Courts can not assume to be more ignorant than the average of the community in which they exercise judicial functions. As individuals, and as judges, we know that many things, legitimate, proper and useful, even indispensable, are nevertheless, at certain places, nuisances.

Blacksmith shops, tanneries, soap factories, even large public schools, are, in a great city at certain places, regarded as nuisances, tending not only to depreciate the value of immediately surrounding property, but destroying the peace and quiet which men seek for and demand at home.

In a great city the useful tendency is to division into districts characterized by marked distinctions as to what is there done.
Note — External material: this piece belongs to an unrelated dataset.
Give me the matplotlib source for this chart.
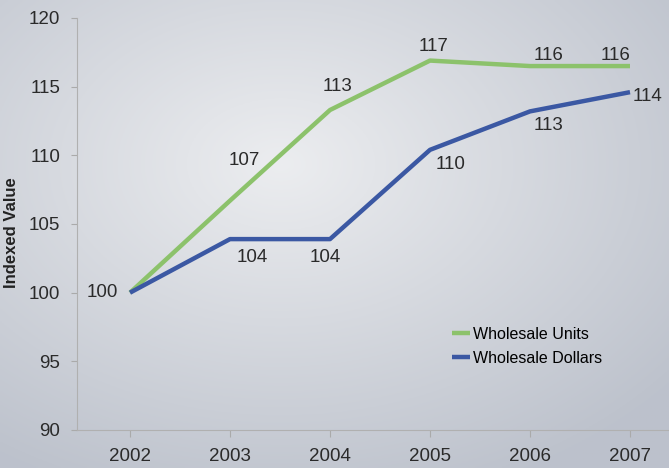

There are in Chicago large neighborhoods in which no one now thinks of erecting a mere dwelling house, and in which the property owners would unanimously resist an attempt to introduce that peace and quiet which reigns in other quarters.

In a growing city neighborhoods change, and what at one period would be a nuisance, may in time become almost a necessity.

Whether a thing is or is not, at a particular place, a nuisance, is ordinarily a question of fact, and largely a matter of opinion.

That in such a residence neighborhood as 3300 Wabash avenue is described in the answer to be, a saloon is commonly regarded as a nuisance, is a fact of which we are not ignorant. We are therefore confronted with the question of whether we will, by writ of mandamus, compel the public authorities to allow the establishment of a nuisance.

We are asked to establish the principle that the right to keep saloons in any and all quarters of the city, in each block and beside any home, is absolute.

We are not prepared so to do.

The discretion which, in this regard, courts exercise, is *461not arbitrary, controlled by caprice or prejudice; it is based upon the law, is regular and uniform in its operation.

In its effect it is, that a court should not, by mandamus, compel the public officials to issue a license for the keeping of a saloon in a residence neighborhood, where a saloon will be a nuisance.

The order of the Superior Court is reversed.